Was the Big Bang really the origin of our universe? Do space and time have a beginning and an end point? Both old myths and recent concepts, such as string theory, challenge our current understanding of the universe. Leader of the ERC Research Group in Theoretical Cosmology Jean-Luc Lehners tackles these questions during a lecture at the National Library on 23 February 2023.
Below you will find a reading list compiled by Lehners, which introduces you to the subjects of cosmology and quantum theory. The selection of titles covers classic must-reads as well as newer publications, thus not only providing you with a solid base of fundamental knowledge, but also inviting you to think beyond what we know so far.
Cosmology (Edward Harrison)
While this is a slightly older book on cosmology, Harrison provides thoughtful, in-depth discussions of the main questions people have asked about the universe. It is a rigorous, often philosophical, and far-reaching read.
Kurze Antworten auf grosse Fragen (Stephen Hawking, John Murray)

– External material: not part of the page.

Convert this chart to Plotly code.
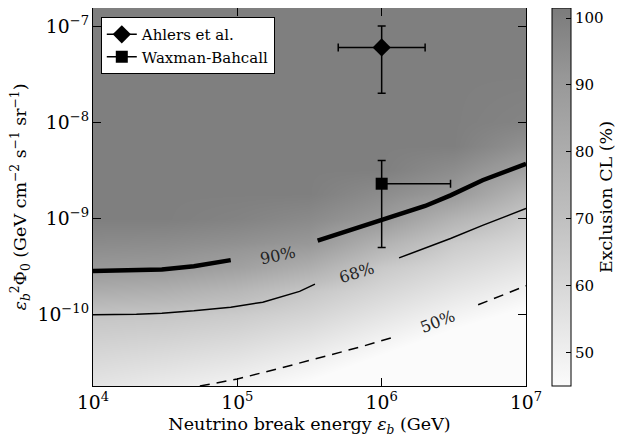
import numpy as np
import plotly.graph_objects as go

# ---------------- data ----------------
# background exclusion-CL grid (values read/estimated from the shading)
grid_x = [1e4, 3.16e4, 1e5, 3.16e5, 1e6, 3.16e6, 1e7]
grid_y = [1.58e-11, 3.98e-11, 1e-10, 1.78e-10, 3.16e-10, 5.62e-10, 1e-9,
          1.78e-9, 3.16e-9, 5.62e-9, 1e-8, 3.16e-8, 1.58e-7]
# rows follow grid_y, columns follow grid_x
cl_grid = [
    [53.6, 50.4, 47.0, 42.4, 36.2, 30.0, 25.0],
    [60.8, 58.9, 56.2, 51.7, 45.4, 39.2, 34.0],
    [68.0, 67.4, 65.3, 61.3, 54.7, 48.4, 43.1],
    [80.0, 78.5, 74.4, 67.3, 60.5, 54.2, 48.9],
    [90.8, 90.2, 86.6, 79.5, 66.4, 59.9, 54.5],
    [95.8, 95.2, 93.6, 91.0, 77.4, 65.7, 60.1],
    [100, 100, 98.6, 96.0, 90.2, 76.3, 65.8],
    [100, 100, 100, 100, 95.2, 90.0, 74.9],
    [100, 100, 100, 100, 100, 95.0, 86.3],
    [100, 100, 100, 100, 100, 100, 93.4],
    [100, 100, 100, 100, 100, 100, 98.4],
    [100, 100, 100, 100, 100, 100, 100],
    [100, 100, 100, 100, 100, 100, 100],
]

# contour lines (None = gap for the label)
c90_x = [1e4, 2e4, 3e4, 5e4, 7e4, 9e4, None, 3.6e5, 5e5, 7e5, 1e6, 2e6, 3e6, 5e6, 1e7]
c90_y = [2.85e-10, 2.9e-10, 2.95e-10, 3.2e-10, 3.45e-10, 3.7e-10, None,
         5.9e-10, 6.9e-10, 8.1e-10, 9.7e-10, 1.35e-9, 1.74e-9, 2.5e-9, 3.7e-9]
c68_x = [1e4, 2e4, 3e4, 5e4, 9e4, 1.5e5, 2.7e5, 3.45e5, None, 1.32e6, 2e6, 3e6, 5e6, 1e7]
c68_y = [1.0e-10, 1.01e-10, 1.04e-10, 1.1e-10, 1.2e-10, 1.35e-10, 1.75e-10, 2.08e-10, None,
         3.9e-10, 4.9e-10, 6.2e-10, 8.5e-10, 1.27e-9]
c50_x = [5.5e4, 1e5, 2e5, 3.7e5, 7e5, 1.28e6, None, 4.66e6, 1e7]
c50_y = [1.82e-11, 2.15e-11, 2.8e-11, 3.56e-11, 4.6e-11, 6.0e-11, None, 1.27e-10, 2.0e-10]

contour_labels = ["90%", "68%", "50%"]
label_x = [1.9e5, 6.8e5, 2.46e6]
label_y = [4.1e-10, 2.74e-10, 8.45e-11]
label_angle = [-12, -17, -21]

# model points
ahlers_x, ahlers_y = [1e6], [6e-8]
ahlers_xlo, ahlers_xhi = [5e5], [1e6]
ahlers_ylo, ahlers_yhi = [4e-8], [4e-8]
wb_x, wb_y = [1e6], [2.3e-9]
wb_xlo, wb_xhi = [0.0], [2e6]
wb_ylo, wb_yhi = [1.8e-9], [1.7e-9]

cb_ticks = [50, 60, 70, 80, 90, 100]
minor_mult = [2, 3, 4, 5, 6, 7, 8, 9]
x_decades = [4, 5, 6]
y_decades = [-11, -10, -9, -8, -7]

FONT = "DejaVu Serif, Liberation Serif, serif"
FS_TICK = 15
FS_TITLE = 17.5
fig = go.Figure()

fig.add_trace(go.Heatmap(
    x=grid_x, y=grid_y, z=cl_grid, zmin=45, zmax=101.5, zsmooth="best",
    colorscale=[[0, "#fbfbfb"], [0.45, "#bfbfbf"], [0.82, "#979797"], [1, "#7b7b7b"]],
    showscale=True, hoverinfo="skip",
    colorbar=dict(
        x=1.06, xanchor="left", xref="paper", xpad=0, ypad=0,
        y=0.5, yanchor="middle", len=1.0, lenmode="fraction",
        thickness=19, outlinecolor="black", outlinewidth=1,
        tickmode="array", tickvals=cb_ticks, ticks="inside", ticklen=5, tickcolor="black",
        ticklabeloverflow="allow",
        tickfont=dict(family=FONT, size=FS_TICK, color="black"),
        title=dict(text="Exclusion CL (%)", side="right",
                   font=dict(family=FONT, size=FS_TITLE, color="black")),
    ),
))

fig.add_trace(go.Scatter(x=c50_x, y=c50_y, mode="lines", showlegend=False, hoverinfo="skip",
                         line=dict(color="black", width=1.5, dash="10px,7px")))
fig.add_trace(go.Scatter(x=c68_x, y=c68_y, mode="lines", showlegend=False, hoverinfo="skip",
                         line=dict(color="black", width=1.5)))
fig.add_trace(go.Scatter(x=c90_x, y=c90_y, mode="lines", showlegend=False, hoverinfo="skip",
                         line=dict(color="black", width=4.5)))

fig.add_trace(go.Scatter(
    x=ahlers_x, y=ahlers_y, mode="lines+markers", name="Ahlers et al.",
    marker=dict(symbol="diamond", size=14, color="black"),
    line=dict(color="black", width=1.5),
    error_x=dict(type="data", symmetric=False, array=ahlers_xhi, arrayminus=ahlers_xlo,
                 color="black", thickness=1.5, width=4),
    error_y=dict(type="data", symmetric=False, array=ahlers_yhi, arrayminus=ahlers_ylo,
                 color="black", thickness=1.5, width=4),
))
fig.add_trace(go.Scatter(
    x=wb_x, y=wb_y, mode="lines+markers", name="Waxman-Bahcall",
    marker=dict(symbol="square", size=12, color="black"),
    line=dict(color="black", width=1.5),
    error_x=dict(type="data", symmetric=False, array=wb_xhi, arrayminus=wb_xlo,
                 color="black", thickness=1.5, width=4),
    error_y=dict(type="data", symmetric=False, array=wb_yhi, arrayminus=wb_ylo,
                 color="black", thickness=1.5, width=4),
))

for t, lx, ly, ang in zip(contour_labels, label_x, label_y, label_angle):
    fig.add_annotation(x=np.log10(lx), y=np.log10(ly), text=t, showarrow=False,
                       textangle=ang, font=dict(family=FONT, size=16, color="#222222"))

x_range = [4, 7]
y_range = [np.log10(1.82e-11), np.log10(1.54e-7)]

axis_common = dict(
    type="log", showgrid=False, zeroline=False, showline=True, linecolor="black", linewidth=1,
    mirror="allticks", ticks="inside", ticklen=8, tickcolor="black", dtick=1,
    exponentformat="power", tickfont=dict(family=FONT, size=FS_TICK, color="black"),
)
fig.update_layout(
    xaxis=dict(**axis_common, range=x_range,
               title=dict(text="Neutrino break energy <i>ε<sub>b</sub></i> (GeV)",
                          font=dict(family=FONT, size=FS_TITLE, color="black"), standoff=6)),
    yaxis=dict(**axis_common, range=y_range,
               title=dict(text="<i>ε</i><sub><i>b</i></sub><sup>2</sup>Φ<sub>0</sub> (GeV cm<sup>−2</sup> s<sup>−1</sup> sr<sup>−1</sup>)",
                          font=dict(family=FONT, size=FS_TITLE, color="black"), standoff=8)),
    # overlay axes carrying only the minor ticks
    xaxis2=dict(type="log", overlaying="x", anchor="y", range=x_range, showgrid=False,
                zeroline=False, showline=False, showticklabels=False, mirror="allticks",
                ticks="inside", ticklen=4, tickcolor="black", tickmode="array",
                tickvals=[m * 10.0 ** d for d in x_decades for m in minor_mult]),
    yaxis2=dict(type="log", overlaying="y", anchor="x", range=y_range, showgrid=False,
                zeroline=False, showline=False, showticklabels=False, mirror="allticks",
                ticks="inside", ticklen=4, tickcolor="black", tickmode="array",
                tickvals=[m * 10.0 ** d for d in y_decades for m in minor_mult]),
)

# the page body adds an 8px offset, so the figure is 8px smaller than the window
fig.update_layout(
    width=624, height=429, margin=dict(l=85, r=106, t=0, b=51, autoexpand=False),
    paper_bgcolor="white", plot_bgcolor="white",
    font=dict(family=FONT, color="black"),
    legend=dict(x=0.018, y=0.976, xanchor="left", yanchor="top", bgcolor="white",
                bordercolor="black", borderwidth=1, font=dict(family=FONT, size=15, color="black"),
                tracegroupgap=0, itemwidth=30),
    showlegend=True,
)

fig.write_html("out.html")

Dies ist eine aktualisierte und viel leichter zugängliche Version von Hawking's Klassiker. Das Buch ist vor allem interessant für Leser ohne umfangreiches Vorwissen und die sich nur einen Einblick in die Thematik verschaffen möchten.
QED, the strange theory of light and matter (Richard Feynman)
Feynman, who is considered to be one of the best physicists of the 20th century, provides an explanation of the main concepts of quantum theory. He assumes no prior knowledge of quantum physics from his readers, but does expect a good dose of open-mindedness.
Hyperspace (Michio Kaku)
Kaku's 'Hyperspace' is an inspiring book, which explores the possibilities offered by the existence of additional spatial dimensions. It is definitely worth a read!